The easiest way to improve ball roll, by increasing the green speed and improving the smoothness of the green, is by rolling. I shared data shown above showing the increase of 2 feet in green speed on a course in Japan when the green was rolled.
One should know the soil moisture content. This allows one to keep the soil air as high as possible and to minimize the amount of water used while avoiding drought stress.
One should also know the soil air content. We can consider the soil’s solid matter to be a fixed amount, and the pore space to be a fixed amount. Once we know the total pore space (measure at a lab, or just estimate it at 50%), and when we know the soil water content, we will know how much air is in the soil. I showed the chart of tine spacing and tine diameter as a way to estimate how much of the putting green surface area will be removed by coring. If one is removing cores and filling the holes with sand, this can be a good technique in the management of soil air.
I also talked about surface hardness. The way the ball bounces on a green is important too. There are various meters available for measuring surface hardness, and I showed 4 of them here: the Precision USA firmness meter, the Clegg impact soil tester, the Tru-Firm, and the Yamanaka tester. Although there can be a lot of variability between soil moisture and surface hardness, sometimes – especially when the grass type and soil type are the same – there can be a strong relationship between the two measurements.

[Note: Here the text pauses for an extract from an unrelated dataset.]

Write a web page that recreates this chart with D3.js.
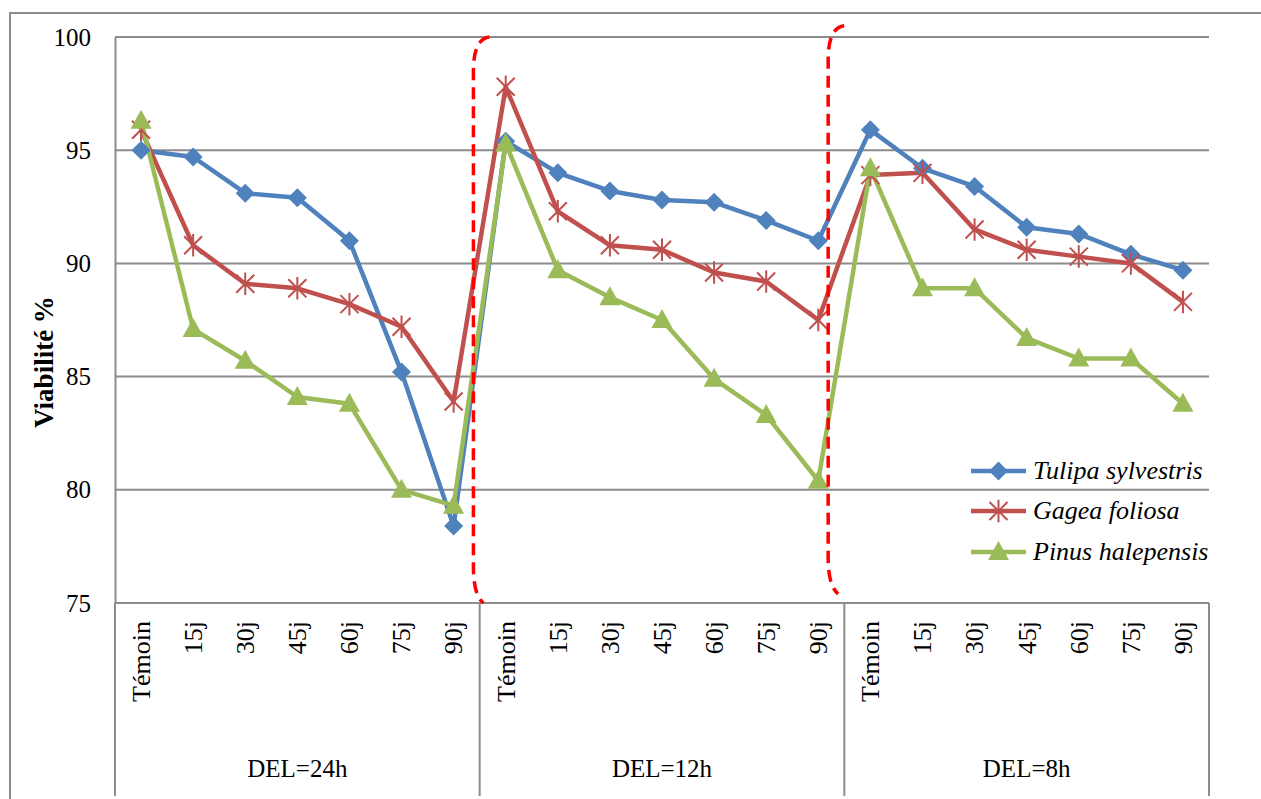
<!DOCTYPE html>
<html><head><meta charset="utf-8">
<script src="https://cdn.jsdelivr.net/npm/d3@7"></script>
<style>body{margin:0;background:#fff} svg{display:block}</style></head><body>
<svg id="c" width="1261" height="799"></svg>
<script>
const groups = ["DEL=24h","DEL=12h","DEL=8h"];
const periods = ["Témoin","15j","30j","45j","60j","75j","90j"];
const tulipa = [95.0,94.7,93.1,92.9,91.0,85.2,78.4, 95.4,94.0,93.2,92.8,92.7,91.9,91.0, 95.9,94.2,93.4,91.6,91.3,90.4,89.7];
const gagea  = [95.9,90.8,89.1,88.9,88.2,87.2,83.9, 97.8,92.3,90.8,90.6,89.6,89.2,87.5, 93.9,94.0,91.5,90.6,90.3,90.0,88.3];
const pinus  = [96.3,87.1,85.7,84.1,83.8,80.0,79.3, 95.3,89.7,88.5,87.5,84.9,83.3,80.4, 94.2,88.9,88.9,86.7,85.8,85.8,83.8];
const seriesNames = ["Tulipa sylvestris","Gagea foliosa","Pinus halepensis"];
const yTicks = [75,80,85,90,95,100];
// annotation brackets: position in category-index space, top/bottom in value space
const bracketPos = [6.38, 13.19];
const bracketTop = [100, 100.5];
const bracketBottom = [75, 75.4];

const svg = d3.select("#c");
const L = 115, R = 1209, T = 37, B = 603;
const serif = "'Liberation Serif','Times New Roman',serif";
const gridC = "#8c8c8c";
const colors = ["#4F81BD","#C0504D","#9BBB59"];

const cats = [];
groups.forEach(g => periods.forEach(p => cats.push(g + "|" + p)));
const x = d3.scaleBand().domain(cats).range([L, R]).padding(0);
const cx = i => x(cats[i]) + x.bandwidth() / 2;
const xi = d3.scaleLinear().domain([0, cats.length - 1]).range([cx(0), cx(cats.length - 1)]);
const y = d3.scaleLinear().domain([75, 100]).range([B, T]);

// outer frame
svg.append("rect").attr("x", 10).attr("y", 13).attr("width", 1400).attr("height", 1000)
  .attr("fill", "none").attr("stroke", gridC).attr("stroke-width", 2);

// gridlines
svg.append("g").selectAll("line").data(yTicks).join("line")
  .attr("x1", L).attr("x2", R).attr("y1", d => y(d)).attr("y2", d => y(d))
  .attr("stroke", gridC).attr("stroke-width", 2);

// y axis
const yAxis = d3.axisLeft(y).tickValues(yTicks).tickSize(0).tickPadding(24).tickFormat(d3.format("d"));
const ya = svg.append("g").attr("transform", `translate(${L},0)`).call(yAxis);
ya.select(".domain").attr("stroke", gridC).attr("stroke-width", 2);
ya.selectAll("text").attr("font-family", serif).attr("font-size", 25).attr("fill", "#000");

// y title
svg.append("text").attr("transform", `translate(53,362) rotate(-90)`)
  .attr("text-anchor", "middle").attr("font-family", serif).attr("font-weight", "bold")
  .attr("font-size", 27).attr("fill", "#000").text("Viabilité %");

// category axis
svg.append("line").attr("x1", L).attr("x2", R).attr("y1", B).attr("y2", B)
  .attr("stroke", gridC).attr("stroke-width", 2);
const sepIdx = d3.range(groups.length + 1);
svg.append("g").selectAll("line").data(sepIdx).join("line")
  .attr("x1", d => L + d * periods.length * x.bandwidth())
  .attr("x2", d => L + d * periods.length * x.bandwidth())
  .attr("y1", B).attr("y2", 796).attr("stroke", gridC).attr("stroke-width", 2);

svg.append("g").selectAll("text").data(cats).join("text")
  .attr("transform", (d, i) => `translate(${cx(i)},621) rotate(-90)`)
  .attr("text-anchor", "end").attr("dy", "0.34em")
  .attr("font-family", serif).attr("font-size", 26).attr("fill", "#000")
  .text(d => d.split("|")[1]);

svg.append("g").selectAll("text").data(groups).join("text")
  .attr("x", (d, g) => L + (g + 0.5) * periods.length * x.bandwidth())
  .attr("y", 777).attr("text-anchor", "middle")
  .attr("font-family", serif).attr("font-size", 25).attr("fill", "#000").text(d => d);

// series
const allSeries = [tulipa, gagea, pinus];
const line = d3.line().x((d, i) => cx(i)).y(d => y(d));

function marker(g, k, col) {
  if (k === 0) {
    g.append("path").attr("d", "M0,-9.5L9.5,0L0,9.5L-9.5,0Z").attr("fill", col);
  } else if (k === 1) {
    const r = 9;
    g.append("path").attr("d", `M${-r},${-r}L${r},${r}M${-r},${r}L${r},${-r}M0,${-r * 1.25}L0,${r * 1.25}`)
      .attr("stroke", col).attr("stroke-width", 2).attr("fill", "none");
  } else {
    g.append("path").attr("d", "M0,-11L10.5,8L-10.5,8Z").attr("fill", col);
  }
}

allSeries.forEach((s, k) => {
  svg.append("path").datum(s).attr("d", line).attr("fill", "none")
    .attr("stroke", colors[k]).attr("stroke-width", 4.5).attr("stroke-linejoin", "round");
});
allSeries.forEach((s, k) => {
  s.forEach((v, i) => {
    const g = svg.append("g").attr("transform", `translate(${cx(i)},${y(v)})`);
    marker(g, k, colors[k]);
  });
});

// dashed brackets
bracketPos.forEach((p, j) => {
  const xv = xi(p), yt = y(bracketTop[j]), yb = y(bracketBottom[j]);
  const d = `M${xv + 16},${yt} Q${xv},${yt + 2} ${xv},${yt + 34} L${xv},${yb - 36} Q${xv},${yb - 8} ${xv + 10},${yb}`;
  svg.append("path").attr("d", d).attr("fill", "none").attr("stroke", "#FF0000")
    .attr("stroke-width", 3.5).attr("stroke-dasharray", "12,7");
});

// legend
const lg = svg.append("g");
const ly = [471, 511, 552];
seriesNames.forEach((n, k) => {
  lg.append("line").attr("x1", 971).attr("x2", 1026).attr("y1", ly[k]).attr("y2", ly[k])
    .attr("stroke", colors[k]).attr("stroke-width", 4.5);
  const g = lg.append("g").attr("transform", `translate(998.5,${ly[k]})`);
  marker(g, k, colors[k]);
  lg.append("text").attr("x", 1033).attr("y", ly[k]).attr("dy", "0.32em")
    .attr("font-family", serif).attr("font-style", "italic").attr("font-size", 26)
    .attr("fill", "#000").text(n);
});
</script>
</body></html>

The data above are from a course with seashore paspalum on fairways, approaches, and greens, and with a sandcapped surface on all those areas. A Clegg reading of more than 87 is indicative of a relatively firm surface, and a reading of less than 87 is indicative of a relatively soft surface. In most cases, the surface hardness decreases (becomes softer) when the soil water content increases.
Nitrogen (N) controls the growth rate. It is important to match the N supply to the desired growth rate of the grass. Too little N and too much N can both cause problems. For creeping bentgrass at Seoul, the annual N rate is expected to be from 15 to 40 g N m-2, depending on the desired conditions (and especially on how busy the course is). Some courses do well over 100,000 rounds of golf per year, so a relatively high growth rate is required to recover from traffic damage.

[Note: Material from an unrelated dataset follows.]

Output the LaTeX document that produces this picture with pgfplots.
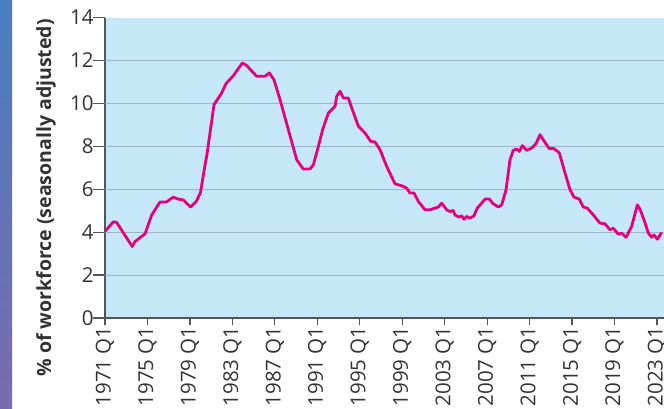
\documentclass[border=0pt]{standalone}
\usepackage{pgfplots}
\pgfplotsset{compat=1.18}
\usepackage{fontspec}
\setmainfont{Open Sans}
\definecolor{bgblue}{HTML}{C6E7F7}
\definecolor{gridc}{HTML}{9AB5C6}
\definecolor{magentaline}{HTML}{E5007D}
\definecolor{axisgray}{HTML}{555555}
\definecolor{textgray}{HTML}{333333}
\definecolor{stripT}{HTML}{4A7EC0}
\definecolor{stripB}{HTML}{7A6CB0}
\begin{document}
\begin{tikzpicture}[x=1pt,y=1pt]
\shade[top color=stripT, bottom color=stripB] (0,0) rectangle (12,408);
\begin{axis}[
  at={(105pt,90pt)}, anchor=south west,
  scale only axis,
  width=559pt, height=300.5pt,
  xmin=1971, xmax=2023.66,
  ymin=0, ymax=14,
  axis x line*=bottom, axis y line*=left,
  axis line style={draw=axisgray, line width=1.5pt},
  axis background/.style={fill=bgblue},
  tick align=outside,
  ytick={0,2,...,14},
  xtick={1971,1975,...,2023},
  xticklabels={1971 Q1,1975 Q1,1979 Q1,1983 Q1,1987 Q1,1991 Q1,1995 Q1,1999 Q1,2003 Q1,2007 Q1,2011 Q1,2015 Q1,2019 Q1,2023 Q1},
  extra y ticks={2,4,...,12},
  extra y tick labels={},
  extra y tick style={grid=major, /pgfplots/major tick length=0pt},
  grid style={draw=gridc, line width=1pt},
  ytick style={draw=axisgray, line width=1.2pt, /pgfplots/major tick length=12pt},
  xtick style={draw=axisgray, line width=1.2pt, /pgfplots/major tick length=7pt},
  /pgf/number format/assume math mode=true,
  ticklabel style={font=\fontsize{20.5}{21}\selectfont, text=textgray},
  xticklabel style={rotate=90, anchor=east, inner sep=4pt},
  yticklabel style={inner sep=1pt, xshift=-6pt},
  ylabel={\% of workforce (seasonally adjusted)},
  ylabel style={at={(axis description cs:-0.1055,0.40)}, anchor=center, font=\bfseries\fontsize{19.5}{20}\selectfont, text=textgray},
  clip=true,
]
\addplot[magentaline, line width=2.8pt, line join=round] coordinates {
(1971.0,4.03) (1971.78,4.48) (1972.1,4.45) (1973.57,3.33) (1973.83,3.56)
(1974.77,3.92) (1975.4,4.8) (1976.18,5.4) (1976.8,5.41) (1977.43,5.63)
(1977.9,5.54) (1978.38,5.5) (1978.75,5.32) (1979.07,5.17) (1979.6,5.43)
(1980.0,5.85) (1980.4,7.06) (1980.6,7.6) (1981.27,9.94) (1981.99,10.48)
(1982.4,10.92) (1983.09,11.29) (1983.94,11.88) (1984.35,11.76) (1985.29,11.26)
(1986.07,11.26) (1986.48,11.42) (1986.92,11.1) (1987.49,10.17) (1989.06,7.37)
(1989.68,6.94) (1990.31,6.94) (1990.63,7.14) (1991.1,7.99) (1991.5,8.77)
(1992.04,9.55) (1992.67,9.86) (1992.83,10.33) (1993.14,10.56) (1993.45,10.25)
(1993.92,10.25) (1994.24,9.79) (1994.87,8.93) (1995.49,8.62) (1996.03,8.23)
(1996.44,8.2) (1996.91,7.84) (1997.54,7.06) (1998.32,6.25) (1998.95,6.16)
(1999.42,6.05) (1999.73,5.82) (2000.11,5.82) (2000.52,5.43) (2001.15,5.04)
(2001.62,5.04) (2002.09,5.12) (2002.4,5.17) (2002.72,5.35) (2003.19,5.04)
(2003.5,4.96) (2003.81,5.01) (2003.97,4.8) (2004.38,4.7) (2004.6,4.76)
(2004.82,4.6) (2005.07,4.73) (2005.38,4.65) (2005.76,4.76) (2006.07,5.12)
(2006.49,5.35) (2006.8,5.54) (2007.2,5.54) (2007.58,5.32) (2008.05,5.17)
(2008.37,5.27) (2008.78,5.97) (2009.15,7.37) (2009.46,7.81) (2009.78,7.87)
(2010.03,7.76) (2010.31,8.03) (2010.73,7.81) (2011.2,7.92) (2011.6,8.12)
(2011.98,8.54) (2012.45,8.18) (2012.86,7.89) (2013.3,7.89) (2013.8,7.69)
(2014.34,6.75) (2014.81,5.97) (2015.18,5.63) (2015.68,5.54) (2016.06,5.17)
(2016.43,5.12) (2017.0,4.8) (2017.63,4.42) (2018.1,4.39) (2018.57,4.11)
(2018.88,4.18) (2019.36,3.9) (2019.67,3.95) (2020.08,3.76) (2020.61,4.26)
(2021.15,5.27) (2021.4,5.07) (2021.78,4.57) (2022.19,3.95) (2022.5,3.76)
(2022.72,3.87) (2023.03,3.67) (2023.44,3.98)
};
\end{axis}
\pgfresetboundingbox
\path (0,0) rectangle (664,408);
\end{tikzpicture}
\end{document}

Potassium (K) is the second most abundant mineral element in creeping bentgrass leaves, after nitrogen. Healthy bentgrass will use about twice as much nitrogen as K. Above we can see grass that is sufficient (far left) in K and then gradually moves through to severe deficiency at right, when no K is supplied. The best way to identify the K requirement involves soil testing; one can also estimate K requirement as simply being 50% of the N requirement. That is, if one applies 20 grams of N, the grass will be expected to use 10 grams of K.
After N and K, the next mineral element in abundance is phosphorus (P). Adequate supply of P is important for many things, and this element is especially well known for its importance in the development of a healthy root system. Bentgrass leaves have about 8 times as much N as they do P; soil testing to determine P requirement is best, but a quick estimate of P requirements involves taking 12.5% of the N rate. That is, if the grass is supplied with 20 grams of N, it will be using about 2.5 grams of P.
Almost every golf course putting green is supplied with supplemental irrigation water during times when drought stress must be prevented. But the salt content of the irrigation water is not always known. The water above looks clean, but in the water is dissolved more than 640 ppm salt. For creeping bentgrass, that concentration of salt, applied to the grass, and allowed to accumulate in the soil, could cause problems. Salt can be managed by leaching, but first one needs to know how much salt is in the water.
What we really want to do is have a reliable green surface, one on which a ball hit at the right pace and on the right line will have a high probability of going in the hole. This can be measured with the R&A Holing Out Test.
This seminar was held in April 2014. ↩︎
A quick review of this list in 2023 has me adjusting a few things. I’d use the Bobble Test to assess reliability of a putting surface, rather than the Holing Out Test. I would also like to know clipping volume. And total organic material. ↩︎